Aim
Write out the data below in full, unchanged, minus the images.

________________________________________

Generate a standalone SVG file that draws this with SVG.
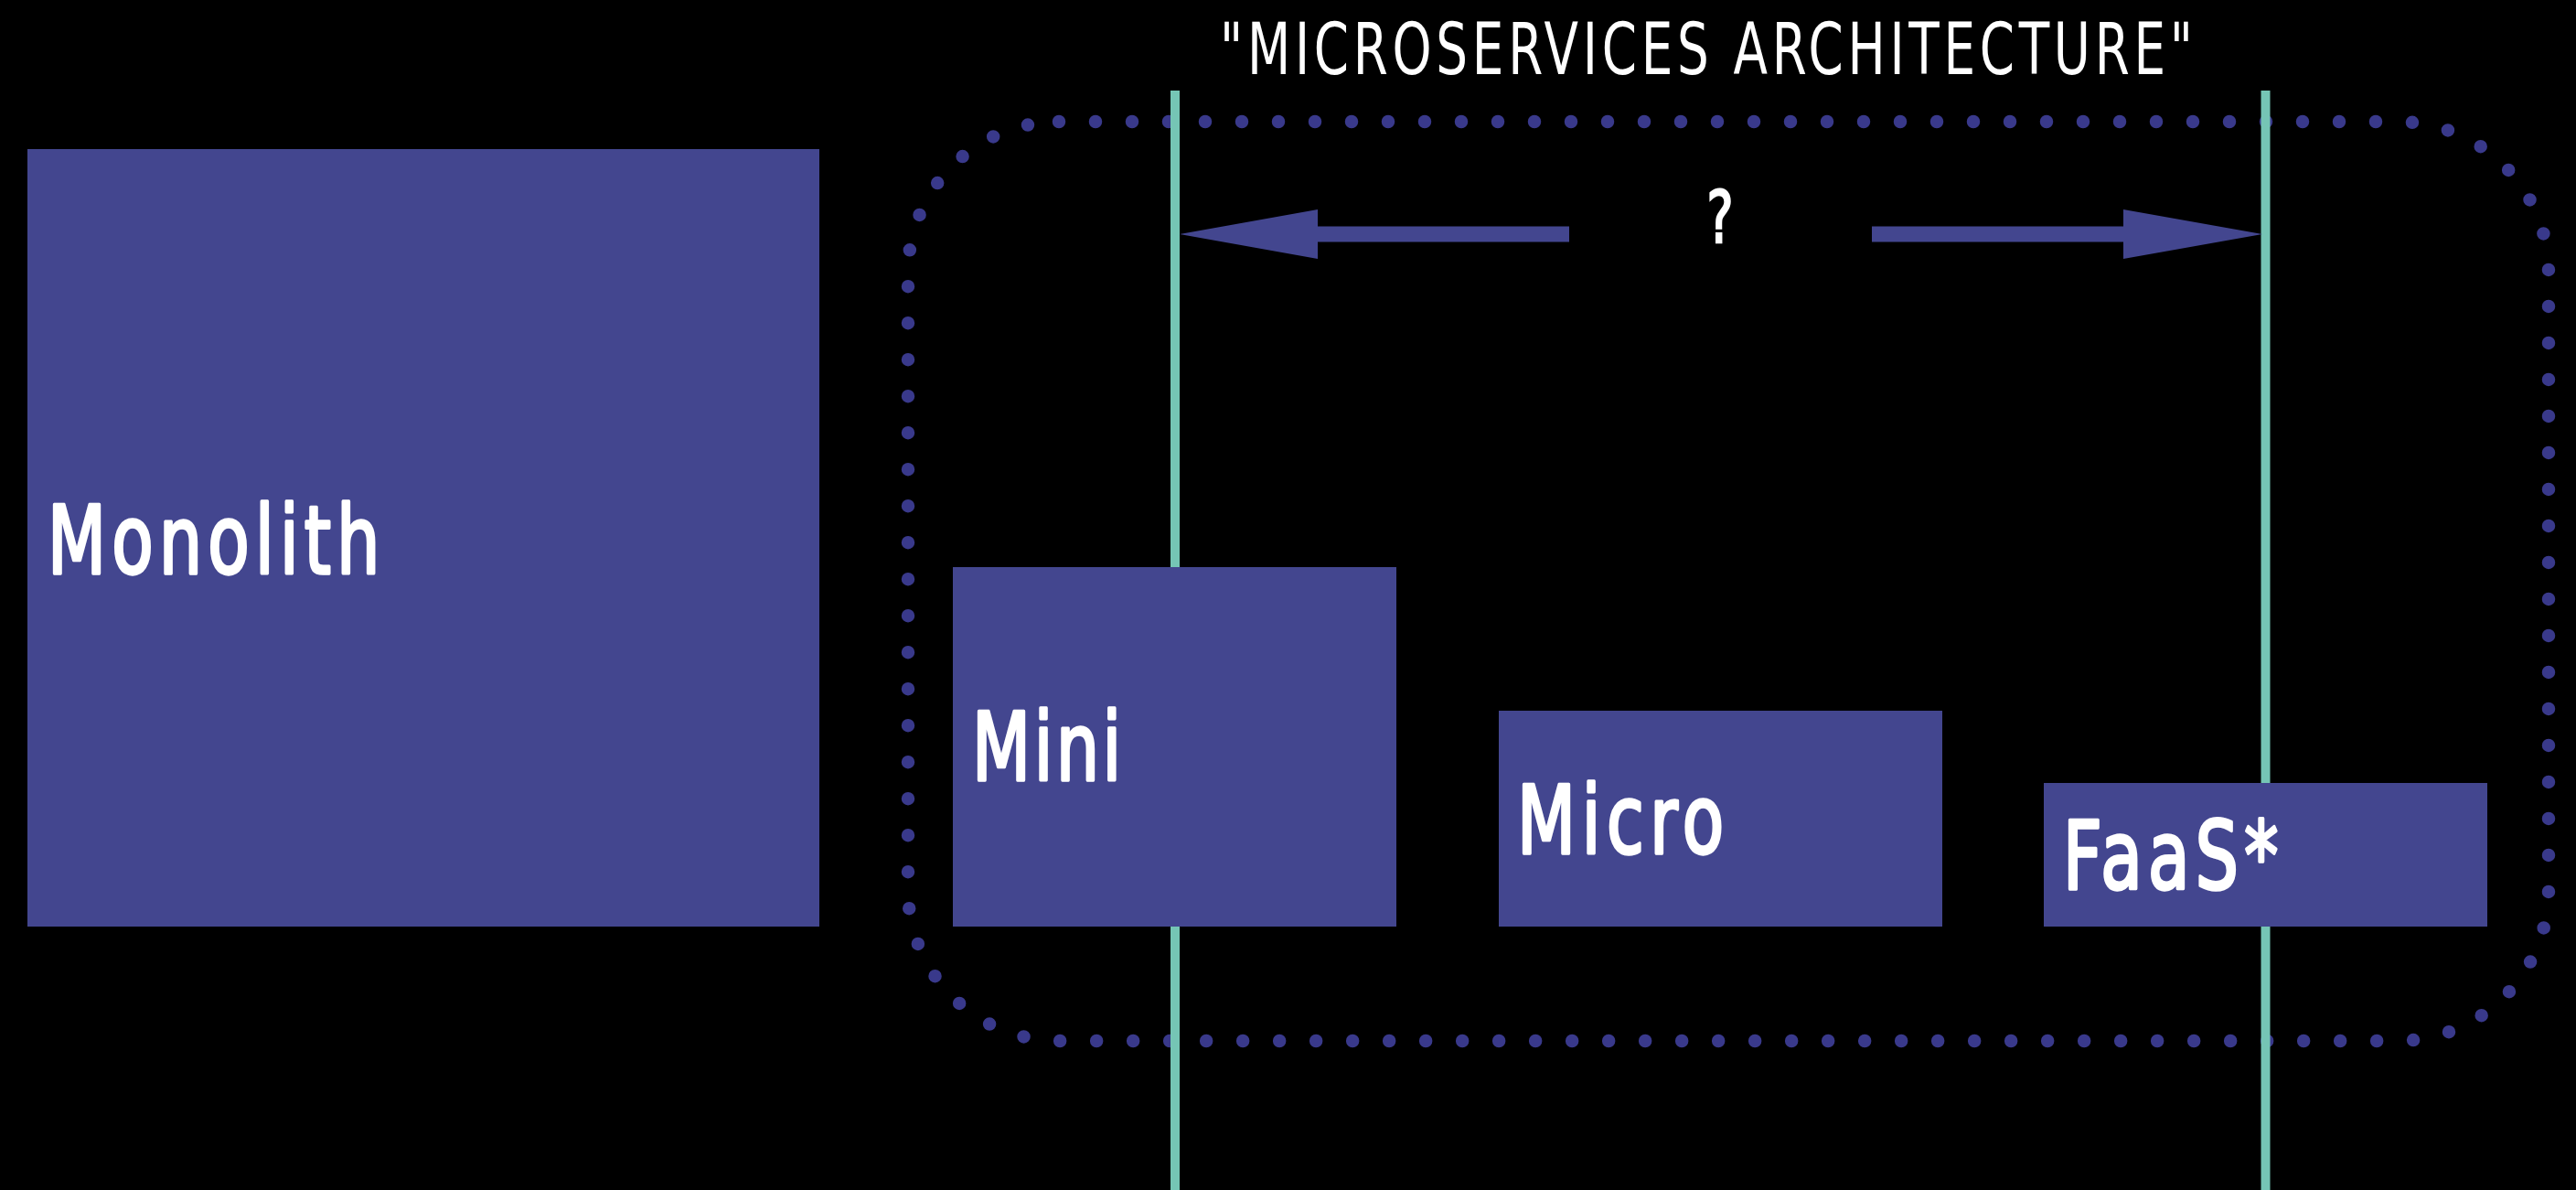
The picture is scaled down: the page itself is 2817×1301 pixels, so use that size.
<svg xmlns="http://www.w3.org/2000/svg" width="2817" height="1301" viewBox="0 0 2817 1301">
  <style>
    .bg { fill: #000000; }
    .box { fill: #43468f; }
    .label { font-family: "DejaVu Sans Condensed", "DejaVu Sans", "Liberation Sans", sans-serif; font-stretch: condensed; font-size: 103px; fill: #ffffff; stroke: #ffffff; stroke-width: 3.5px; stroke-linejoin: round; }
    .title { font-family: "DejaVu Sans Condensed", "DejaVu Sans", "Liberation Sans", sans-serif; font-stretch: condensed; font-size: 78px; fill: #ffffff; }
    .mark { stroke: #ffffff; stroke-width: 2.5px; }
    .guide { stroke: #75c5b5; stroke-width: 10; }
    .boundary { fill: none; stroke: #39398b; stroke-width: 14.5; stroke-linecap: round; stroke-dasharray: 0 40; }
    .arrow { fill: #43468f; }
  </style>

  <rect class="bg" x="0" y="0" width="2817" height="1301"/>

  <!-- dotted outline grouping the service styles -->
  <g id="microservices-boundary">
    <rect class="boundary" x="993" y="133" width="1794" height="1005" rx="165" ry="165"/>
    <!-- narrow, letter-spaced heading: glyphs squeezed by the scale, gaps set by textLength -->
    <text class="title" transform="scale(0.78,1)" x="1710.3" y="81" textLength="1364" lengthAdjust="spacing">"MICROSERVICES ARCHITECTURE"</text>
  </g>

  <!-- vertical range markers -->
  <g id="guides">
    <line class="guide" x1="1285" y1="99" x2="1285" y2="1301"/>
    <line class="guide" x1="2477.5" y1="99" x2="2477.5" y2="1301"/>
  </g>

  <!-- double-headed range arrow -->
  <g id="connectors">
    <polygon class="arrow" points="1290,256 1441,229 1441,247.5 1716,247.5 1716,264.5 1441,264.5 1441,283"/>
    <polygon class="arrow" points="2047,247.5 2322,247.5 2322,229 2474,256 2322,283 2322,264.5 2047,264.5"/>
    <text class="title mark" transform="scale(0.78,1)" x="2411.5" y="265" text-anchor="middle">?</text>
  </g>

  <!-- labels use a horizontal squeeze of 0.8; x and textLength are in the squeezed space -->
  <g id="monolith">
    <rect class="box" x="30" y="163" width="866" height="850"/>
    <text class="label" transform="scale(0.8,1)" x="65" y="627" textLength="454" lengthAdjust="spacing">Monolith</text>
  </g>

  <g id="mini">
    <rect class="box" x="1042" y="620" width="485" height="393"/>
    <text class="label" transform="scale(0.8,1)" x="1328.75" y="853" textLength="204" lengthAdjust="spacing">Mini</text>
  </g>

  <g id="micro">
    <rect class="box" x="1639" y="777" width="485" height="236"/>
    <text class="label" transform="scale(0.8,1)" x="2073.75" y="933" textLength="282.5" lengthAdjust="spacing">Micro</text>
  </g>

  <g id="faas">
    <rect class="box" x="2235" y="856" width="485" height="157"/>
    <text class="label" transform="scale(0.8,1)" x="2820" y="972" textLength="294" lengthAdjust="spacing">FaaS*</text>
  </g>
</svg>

________________________________________

Solution for this task
Generate a standalone SVG file that draws this with SVG.
The picture is scaled down: the page itself is 2817×1301 pixels, so use that size.
<svg xmlns="http://www.w3.org/2000/svg" width="2817" height="1301" viewBox="0 0 2817 1301">
  <style>
    .bg { fill: #000000; }
    .box { fill: #43468f; }
    .label { font-family: "DejaVu Sans Condensed", "DejaVu Sans", "Liberation Sans", sans-serif; font-stretch: condensed; font-size: 103px; fill: #ffffff; stroke: #ffffff; stroke-width: 3.5px; stroke-linejoin: round; }
    .title { font-family: "DejaVu Sans Condensed", "DejaVu Sans", "Liberation Sans", sans-serif; font-stretch: condensed; font-size: 78px; fill: #ffffff; }
    .mark { stroke: #ffffff; stroke-width: 2.5px; }
    .guide { stroke: #75c5b5; stroke-width: 10; }
    .boundary { fill: none; stroke: #39398b; stroke-width: 14.5; stroke-linecap: round; stroke-dasharray: 0 40; }
    .arrow { fill: #43468f; }
  </style>

  <rect class="bg" x="0" y="0" width="2817" height="1301"/>

  <!-- dotted outline grouping the service styles -->
  <g id="microservices-boundary">
    <rect class="boundary" x="993" y="133" width="1794" height="1005" rx="165" ry="165"/>
    <!-- narrow, letter-spaced heading: glyphs squeezed by the scale, gaps set by textLength -->
    <text class="title" transform="scale(0.78,1)" x="1710.3" y="81" textLength="1364" lengthAdjust="spacing">"MICROSERVICES ARCHITECTURE"</text>
  </g>

  <!-- vertical range markers -->
  <g id="guides">
    <line class="guide" x1="1285" y1="99" x2="1285" y2="1301"/>
    <line class="guide" x1="2477.5" y1="99" x2="2477.5" y2="1301"/>
  </g>

  <!-- double-headed range arrow -->
  <g id="connectors">
    <polygon class="arrow" points="1290,256 1441,229 1441,247.5 1716,247.5 1716,264.5 1441,264.5 1441,283"/>
    <polygon class="arrow" points="2047,247.5 2322,247.5 2322,229 2474,256 2322,283 2322,264.5 2047,264.5"/>
    <text class="title mark" transform="scale(0.78,1)" x="2411.5" y="265" text-anchor="middle">?</text>
  </g>

  <!-- labels use a horizontal squeeze of 0.8; x and textLength are in the squeezed space -->
  <g id="monolith">
    <rect class="box" x="30" y="163" width="866" height="850"/>
    <text class="label" transform="scale(0.8,1)" x="65" y="627" textLength="454" lengthAdjust="spacing">Monolith</text>
  </g>

  <g id="mini">
    <rect class="box" x="1042" y="620" width="485" height="393"/>
    <text class="label" transform="scale(0.8,1)" x="1328.75" y="853" textLength="204" lengthAdjust="spacing">Mini</text>
  </g>

  <g id="micro">
    <rect class="box" x="1639" y="777" width="485" height="236"/>
    <text class="label" transform="scale(0.8,1)" x="2073.75" y="933" textLength="282.5" lengthAdjust="spacing">Micro</text>
  </g>

  <g id="faas">
    <rect class="box" x="2235" y="856" width="485" height="157"/>
    <text class="label" transform="scale(0.8,1)" x="2820" y="972" textLength="294" lengthAdjust="spacing">FaaS*</text>
  </g>
</svg>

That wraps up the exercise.